I can't imagine that any regular reader of my reviews could doubt my enthusiasm for the music of Septic and the Tanks, so after a lengthy fallow period in terms of getting to gigs, seeing them live at the "No Peace" punk event at Leamington's Fusilier (their debut gig in the town) yesterday  was particularly uplifting: though they seemed to have a similar effect on what was an excellent crowd especially for a late afternoon slot.

It was also pleasing to see a pub venue with a bespoke stage in a space with adequate sightlines: this is such a rarity these days.

This great band, having accelerated from zero in terms of existence, body of work and even instrumental skills as far as most of its member go in such a short time, are forever developing & getting better and better.
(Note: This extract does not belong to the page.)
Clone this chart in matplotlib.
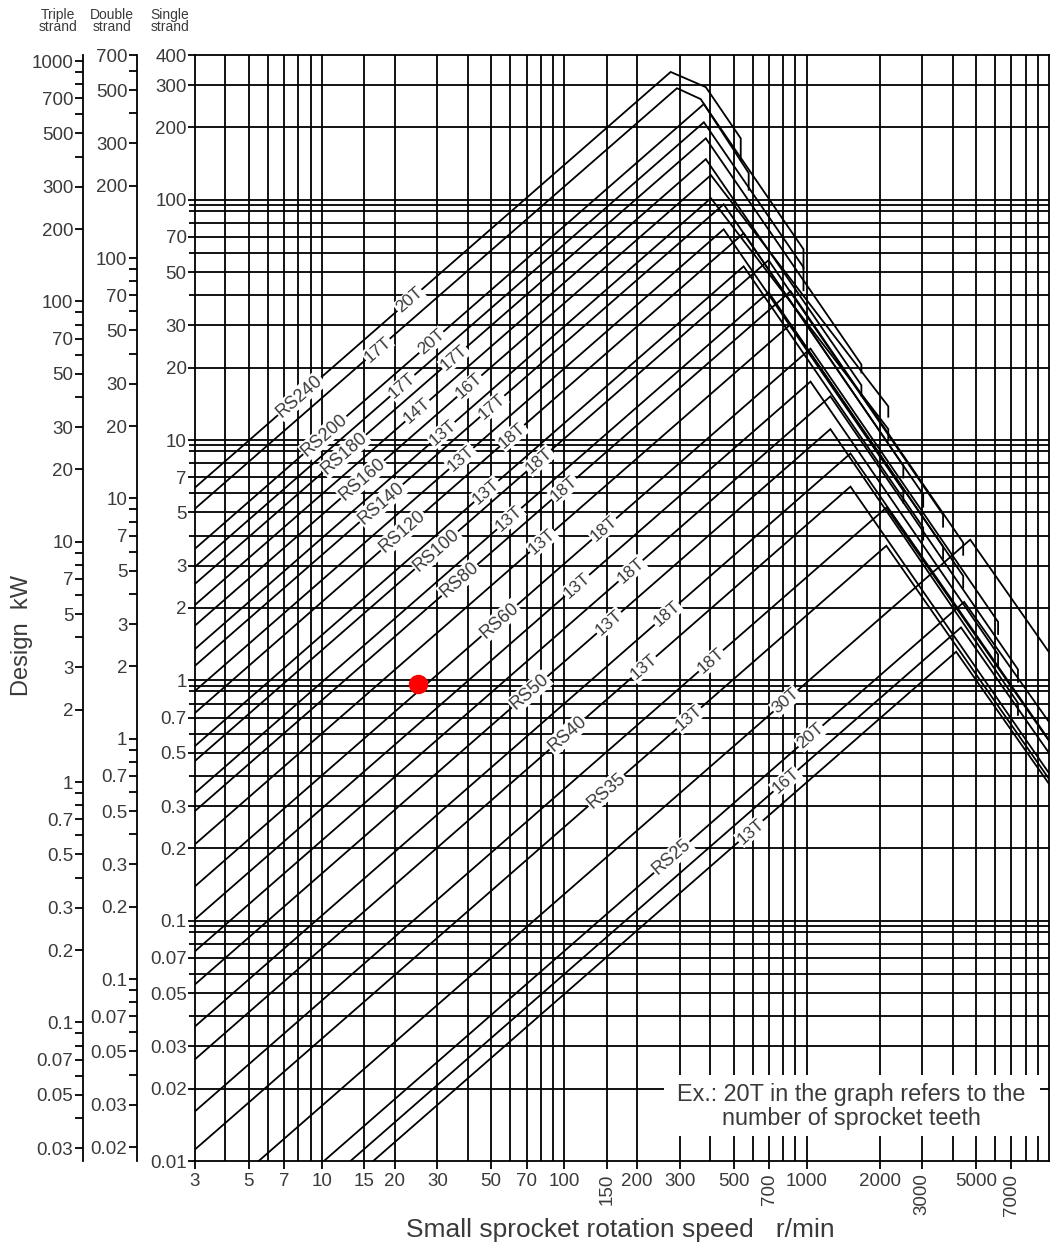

Despite the relative lack of stage time together, this is a really tight unit: the hard work rehearsing is paying off and given also the relentless heaviness of their powerful sound (built on their rock solid rhythm section of Sophie Williams and Sarah Croom), the Black Sabbath T shirt worn by guitarist James Croom (the most experienced member) casts light on their approach and adds another presumed influence to their otherwise predominantly punk template.

Equally they are also picking up detailed nuances to enhance what they do: I'm pleased to report that Lucy Kenny's banjo, always the trickiest element to mix into such a loud sound, came through clearer than ever: direct injection is the key it would seem. So if you are an aspirant "DIY Banjo Punk" band yourself, take note.

After a run of delightful & applauded single releases (they have been getting great reviews from a range of sources), their eponymous debut album is nearly at its release point: you can catch it online from February 9th & then get the beautifully self illustrated hard copy from the 17th, which is also the date of the launch at Just Dropped In Records in Coventry's Fargo Village supported by another "Hot Music Live Presents" featured band in Stegosaurus Sex Party & Hedcheese (tickets are £5 from https://www.wegottickets.com/event/603161 or £7 on the door, though I imagine their selling out is likely).

Unsurprisingly, the album dominated their set, though fascinatingly, although they didn't play the whole album, and they played one track not on it, the eight ones from ‘Septic and the Tanks' were played in the exact order they appear on the album. A piece of conceptualism I've never before seen outside of bands deliberately playing classic albums in their original running order.

And that's another part of what you get with this band: a fierce intelligence to go with the passion and of course the humour.

In fact the more you explore their music, the more it's not just like finding new layers, but dualities & apparent paradoxes abound. Humour is the first thing one sees, but then as my review of their most recent single "Seven" indicated, there are other, profound sides to them, and they can do melancholia too. A very inexperienced band who play like they've been doing it for years. You have a highly charismatic frontperson to whom eyes are drawn while she sings yet is the epitome of nonchalance between numbers (in fact recent events drew me into a mental comparison: like the late Shane MacGowan, Robin Synnott gives everything to the performance but exhibits a wholly contrasting insouciance in the gaps: which just highlights the passion of the singing).

It's these elements of nuance & interest which mark out music worth paying close attention to (and in all honesty keeps the reviewer on their toes), but while watching yesterday, it occurred to me how lucky we are to have artists with the will, desire & ability to write original material at all. The view from "Hot Music Live" is in some ways distorted as we focus on those who create new songs more than cover artists, but the reality of course is that the majority of live music especially at a local level consists of covers: that's the economics of the business. This puts money not the pockets of many to whom I don't begrudge it in the slightest, but in the process a pretty restricted selection of songs is slowly being ground down by overplaying & over exposure, damaging them for me. We really need to encourage & support artists like Septic and the Tanks and all the others we write about who add to what is out there & freshen the scene up.

The album will certainly make a sizeable contribution to that & I can barely wait to describe it to you. Having proved to themselves that they can do it and subsequently made the same breakthrough in the eyes and ears of so many others, 2024 could be a stellar year for this band to kick on and upwards. Many people will be backing them to do so.